According to my tests, the write performance of clustered tables is significantly faster than non-clustered tables, regardless of whether the primary key is numeric or not. Each additional secondary index will greatly reduce the write performance.

Clustered table regions can be scattered using the Split Region method, refer to
Split Region Documentation | PingCAP Documentation Center

translator_bot · June 21, 2024, 5:16am

| username: dba远航 | Original post link

There is a detailed explanation of this in the 301 video.

translator_bot · June 21, 2024, 5:16am

| username: chenhanneu | Original post link

translator_bot · June 21, 2024, 5:16am

| username: tidb菜鸟一只 | Original post link

In the best case scenario, use random primary keys or non-clustered tables with shard_row_id_bit. This significantly addresses hotspot issues. Whether it’s a business primary key or an auto-increment primary key, it generally leads to hotspot problems.

translator_bot · June 21, 2024, 5:16am

| username: FutureDB | Original post link

It is certain that random primary keys help to disperse hotspots, but if random primary keys are set and the table needs to be batch deleted, it is easy to perform a full table scan if the batch deletion is based on random primary keys.

translator_bot · June 21, 2024, 5:16am

| username: FutureDB | Original post link

Clustered table access performance is also faster than non-clustered tables because it can reduce one table lookup; adding secondary indexes means more data is written, so writes will be slower.
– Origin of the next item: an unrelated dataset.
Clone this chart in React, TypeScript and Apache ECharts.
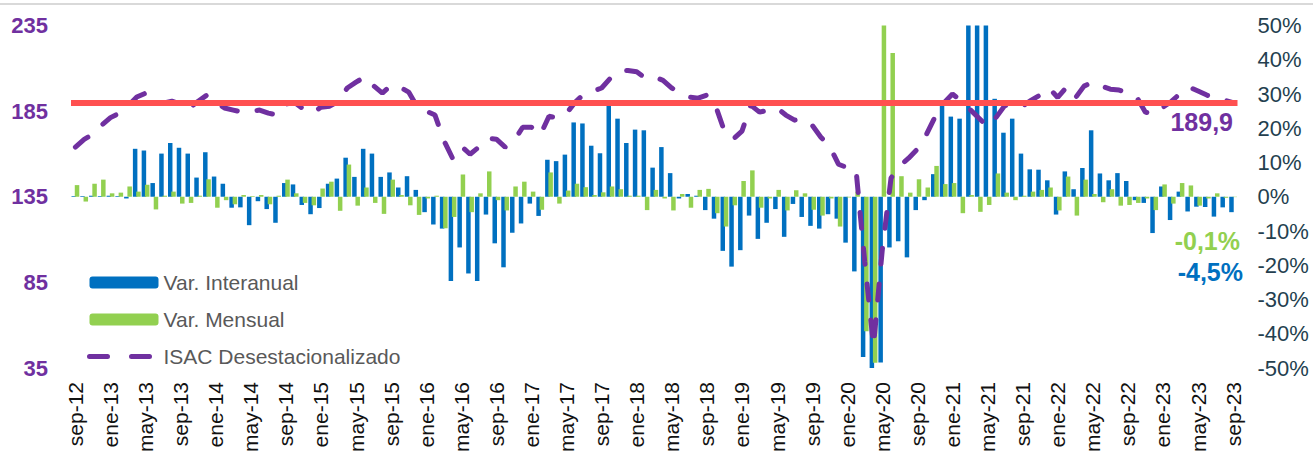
import React, { useEffect, useRef } from "react";
import * as echarts from "echarts";

const MONTHS = ["ene", "feb", "mar", "abr", "may", "jun", "jul", "ago", "sep", "oct", "nov", "dic"];
const START_MONTH = 8; // sep
const START_YEAR = 12;
const N_MONTHS = 133; // sep-12 .. sep-23

const categories: string[] = [];
for (let k = 0; k < N_MONTHS; k++) {
  const m = (START_MONTH + k) % 12;
  const y = START_YEAR + Math.floor((START_MONTH + k) / 12);
  categories.push(`${MONTHS[m]}-${y}`);
}

// Var. Interanual (%), right axis
const interanual = [
  0.2, 0.2, 0.3, 0.2, 0.3, 0.2, -0.5, 14, 13.5, 4,
  12.6, 15.7, 14.3, 12.6, 5.6, 13, 5.9, 3.8, -3.2, -3.1,
  -8.3, -1.3, -3.6, -7.6, 4, 3.6, -2.4, -5.1, -3.3, 3.8,
  5.3, 11.4, 5.8, 14, 12.6, 5.8, 7.1, 2.7, 6, 2,
  -4.5, -8.1, -9.3, -24.6, -14.8, -22.4, -24.6, -5.2, -13.6, -20.6,
  -10.5, -7.8, -2, -5.6, 10.8, 10.4, 12.3, 21.7, 21.4, 14.9,
  12.7, 26.5, 22.8, 15.7, 19.6, 19.4, 8.5, 14.5, 6.9, -0.5,
  0.8, 0.3, -3.9, -6.4, -15.8, -20.4, -15.6, -5.5, -12.3, -7.6,
  -3.6, -11.7, -2.1, -5.9, -8.5, -9.3, -5.1, -6.4, -13.4, -21.8,
  -46.8, -60, -48.4, -14.8, -13, -17.7, -3.9, -1, 6.6, 26.7,
  23.4, 22.8, 60, 60, 60, 28.6, 18.7, 22.8, 12.6, 8,
  7.9, 4.8, -5.2, 7.4, 2.2, 8.4, 19.4, 6.8, 4.8, 6.9,
  4.6, -1, -1.8, -10.6, 3, -6.8, 1.5, -4.3, -2.9, -3,
  -5.8, -3.1, -4.5,
];

// Var. Mensual (%), right axis
const mensual = [
  3.4, -1.4, 3.8, 5, 1, 1.2, 3, 1.5, 3.5, -3.7,
  0.3, 1.5, -2, -1.8, 0.3, 5.1, -3.2, -1, -2.2, 0.5,
  0.2, 0.5, -2.2, 0.3, 5, 1, -1.8, -2.5, 2.4, 4.4,
  -4.1, 9.4, -2.6, 2.7, -1.8, -5, 5, 0.5, -2.5, -5.3,
  -0.5, 0.3, -9.2, -5.9, 6.5, -4.5, 1, 7.4, -1, -4,
  3, 4.4, 1.5, -3.8, 7.1, -2, 1.8, 3.8, 2.8, 0.5,
  1.3, 3, 2.2, 0.3, 0.3, -3.9, 2, -0.5, -4, 0.8,
  -3.2, 2, 2.3, -4.8, -8.7, -2.5, 4.6, 7.7, -3.2, -0.5,
  2, -4, 1.9, 1, -3.8, -5.5, -0.5, -8.7, -0.2, 1.5,
  -39.3, -48.5, 60, 42, 6, 1.2, 5.1, 2.7, 9, 3.7,
  4, -4.8, 0.5, -4.4, -2.4, 6.8, 1.2, -1, 0.3, 1.5,
  2, 2.7, -4, 5.9, -5.5, 5, 0.8, -1.6, 2.2, -2.6,
  -2.4, -1.8, -0.5, -3.9, 3.6, -2, 4, 3.3, -2.6, -0.5,
  1, -0.3, -0.1,
];

// ISAC Desestacionalizado, left axis
const isac = [
  164, 168.5, 171.5, 176.8, 181.2, 183.8, 188, 193.2, 195.5, 189.7,
  189.7, 190.8, 189, 186.8, 190.8, 194.4, 190.3, 186.8, 185.6, 184.4,
  185, 185.6, 183.8, 182.7, 189.1, 190, 186.2, 183.8, 187.3, 187.9,
  190.8, 198.5, 201.9, 205, 199.8, 195.5, 200.2, 199, 196.1, 187.3,
  185, 182.7, 168, 157.5, 164.5, 159.8, 164, 169.2, 168.6, 164,
  167.5, 175.6, 175.6, 171, 182, 180.9, 183.8, 190.3, 195, 196.7,
  198.5, 204.3, 208.4, 208.7, 208, 204.3, 205, 203, 198.5, 195.5,
  193.2, 192.6, 194.4, 188, 173.3, 168.6, 173.3, 188.5, 184.4, 185.6,
  186.8, 182.7, 179.7, 180.3, 176.8, 169.8, 164.5, 154, 152, 151,
  97, 48, 104, 146, 153, 157.5, 162.8, 171, 181.5, 189.7,
  195, 191, 186, 181, 176, 181.5, 188.5, 186.8, 188, 191.4,
  194.4, 198.5, 193, 199, 192.6, 199.6, 202, 199.6, 197.8, 197.3,
  195.5, 193.2, 184.4, 183.2, 187.3, 190.8, 195.5, 199, 196.7, 194.4,
  192.6, 191.4, 189.9,
];

const LEFT_TICKS = { min: 35, max: 235, interval: 50 };
const RIGHT_TICKS = { min: -50, max: 50, interval: 10 };
const REF_VALUE = 189.9;
const REF_LABEL = "189,9";
const LAST_MENSUAL_LABEL = "-0,1%";
const LAST_INTERANUAL_LABEL = "-4,5%";

const BLUE = "#0070C0";
const GREEN = "#92D050";
const PURPLE = "#7030A0";
const RED = "#FF5050";
const FONT = "Liberation Sans, Arial, sans-serif";

export default function App() {
  const ref = useRef<HTMLDivElement>(null);
  useEffect(() => {
    if (!ref.current) return;
    const chart = echarts.init(ref.current, undefined, { renderer: "svg" });
    chart.setOption({
      animation: false,
      textStyle: { fontFamily: FONT },
      grid: { left: 71, right: 75.5, top: 25.5, bottom: 88, containLabel: false, outerBoundsMode: "none" },
      legend: {
        orient: "vertical",
        left: 82,
        top: 267,
        itemWidth: 69,
        itemHeight: 12,
        itemGap: 16,
        data: [
          "Var. Interanual",
          "Var. Mensual",
          {
            name: "ISAC Desestacionalizado",
            itemStyle: { opacity: 0 },
            lineStyle: { color: PURPLE, width: 5, type: [18, 24], cap: "round" },
          },
        ],
        textStyle: { color: "#595959", fontSize: 21, fontFamily: FONT },
      },
      xAxis: {
        type: "category",
        data: categories,
        boundaryGap: true,
        axisLine: { show: false },
        axisTick: { show: false },
        axisLabel: { interval: 3, rotate: 90, fontSize: 21, color: "#111111", margin: 14, fontFamily: FONT },
      },
      yAxis: [
        {
          type: "value",
          position: "left",
          min: LEFT_TICKS.min,
          max: LEFT_TICKS.max,
          interval: LEFT_TICKS.interval,
          splitLine: { show: false },
          axisLine: { show: false },
          axisTick: { show: false },
          axisLabel: { color: PURPLE, fontWeight: "bold", fontSize: 22, margin: 23, fontFamily: FONT },
        },
        {
          type: "value",
          position: "right",
          min: RIGHT_TICKS.min,
          max: RIGHT_TICKS.max,
          interval: RIGHT_TICKS.interval,
          splitLine: { show: false },
          axisLine: { show: false },
          axisTick: { show: false },
          axisLabel: { formatter: "{value}%", color: "#243F4F", fontSize: 22, margin: 20, fontFamily: FONT },
        },
      ],
      series: [
        {
          name: "Var. Interanual",
          type: "bar",
          yAxisIndex: 1,
          data: interanual,
          barWidth: 4.5,
          barGap: "-27%",
          itemStyle: { color: BLUE },
          z: 2,
        },
        {
          name: "Var. Mensual",
          type: "bar",
          yAxisIndex: 1,
          data: mensual,
          barWidth: 4.5,
          itemStyle: { color: GREEN },
          z: 2,
        },
        {
          name: "ref",
          type: "line",
          yAxisIndex: 0,
          data: [],
          z: 3,
          markLine: {
            silent: true,
            symbol: ["none", "none"],
            label: { show: false },
            lineStyle: { color: RED, width: 6, type: "solid" },
            data: [{ yAxis: REF_VALUE }],
          },
        },
        {
          name: "ISAC Desestacionalizado",
          type: "line",
          yAxisIndex: 0,
          data: isac,
          showSymbol: false,
          symbol: "none",
          z: 4,
          itemStyle: { color: PURPLE },
          lineStyle: { color: PURPLE, width: 5, type: [16, 20], cap: "round" },
        },
      ],
      graphic: [
        { type: "rect", shape: { x: 0, y: 3, width: 1313, height: 2 }, style: { fill: "#D9D9D9" } },
        {
          type: "text",
          x: 1233,
          y: 122,
          style: { text: REF_LABEL, fill: PURPLE, font: `bold 25px ${FONT}`, align: "right", verticalAlign: "middle" },
        },
        {
          type: "text",
          x: 1240,
          y: 241,
          style: { text: LAST_MENSUAL_LABEL, fill: GREEN, font: `bold 25px ${FONT}`, align: "right", verticalAlign: "middle" },
        },
        {
          type: "text",
          x: 1243,
          y: 272,
          style: { text: LAST_INTERANUAL_LABEL, fill: BLUE, font: `bold 25px ${FONT}`, align: "right", verticalAlign: "middle" },
        },
      ],
    });
    return () => chart.dispose();
  }, []);
  return (
    <div
      ref={ref}
      style={{ position: "absolute", left: 0, top: 0, width: 1313, height: 456, background: "#fff" }}
    />
  );
}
translator_bot · June 21, 2024, 5:16am

| username: FutureDB | Original post link

Which section?

translator_bot · June 21, 2024, 5:16am

| username: FutureDB | Original post link

If you need to batch delete with random primary keys, it can easily cause a full table scan. How can this be avoided?

translator_bot · June 21, 2024, 5:16am

| username: 哈喽沃德 | Original post link

The primary key itself does not have any business significance; it only needs to be unique and non-repetitive. If there are business requirements, you can add another field. You don’t need to consider your third question; you can consider using random numbers, and when deleting, you can use rownum.
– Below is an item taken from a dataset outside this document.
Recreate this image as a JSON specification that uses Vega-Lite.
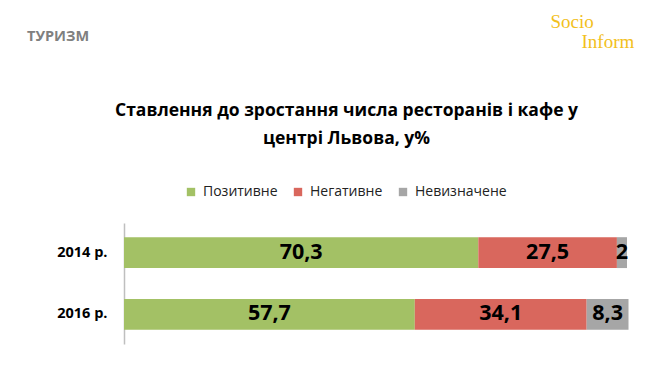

translator_bot · June 21, 2024, 5:16am

| username: zhanggame1 | Original post link

You must be referring to a very old version, right? After version 6.5, clustered tables write much faster than non-clustered tables. The performance of sequences is very poor, but using auto-increment with cache=1 has been optimized and is now much faster.

translator_bot · June 21, 2024, 5:16am

| username: tidb菜鸟一只 | Original post link

It is generally recommended to record the keys first and then delete them by key when performing batch deletions. The more dispersed your keys are, the faster the deletion should be.
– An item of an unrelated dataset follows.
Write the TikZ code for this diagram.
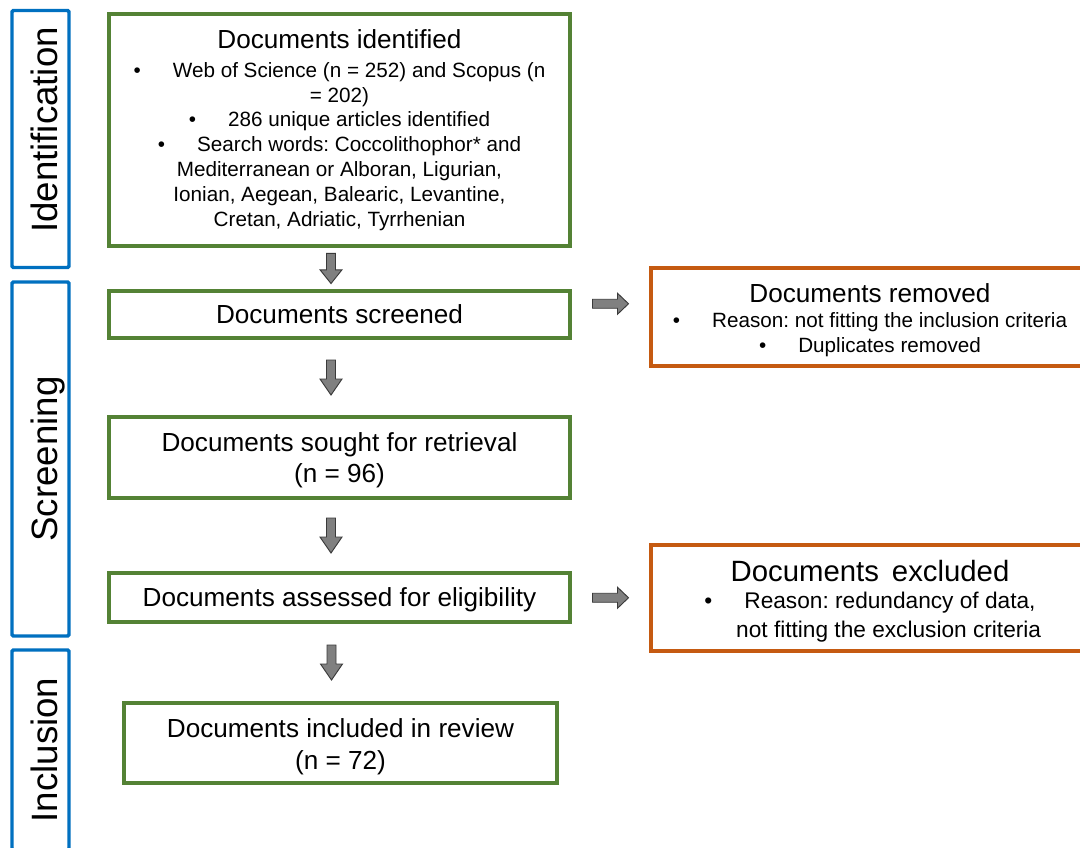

translator_bot · June 21, 2024, 5:16am

| username: 江湖故人 | Original post link

Distributed databases do not recommend using auto-increment primary keys. For scenarios that require auto-increment primary keys, it is better to use MySQL.

translator_bot · June 21, 2024, 5:16am

| username: oceanzhang | Original post link

I personally think that the business primary key is not suitable.

translator_bot · June 21, 2024, 5:16am

| username: 江湖故人 | Original post link

Here’s an additional link:
DM Data Migration Best Practices | PingCAP Documentation Center

translator_bot · June 21, 2024, 5:16am

| username: 小毛毛虫 | Original post link

To basically avoid hotspots:
For clustered index tables, use AUTO_RANDOM to avoid hotspots;
Since AUTO_RANDOM does not support non-clustered index tables, use SHARD_ROW_ID_BITS to avoid hotspots in the case of non-clustered index tables;
Other detailed issues need to be analyzed specifically.

translator_bot · June 21, 2024, 5:16am

| username: FutureDB | Original post link

When deleting in batches by random primary key, some keys are too scattered, which leads to scanning more regions and ultimately results in a full table scan.

translator_bot · June 21, 2024, 5:16am

| username: tidb菜鸟一只 | Original post link

But isn’t your random primary key just table_id plus primary key? Point queries or range queries should be faster than other index back table methods, right… It also won’t return all regions…

translator_bot · June 21, 2024, 5:16am

| username: 这里介绍不了我 | Original post link

Personally, I feel it is still to solve the hotspot issue.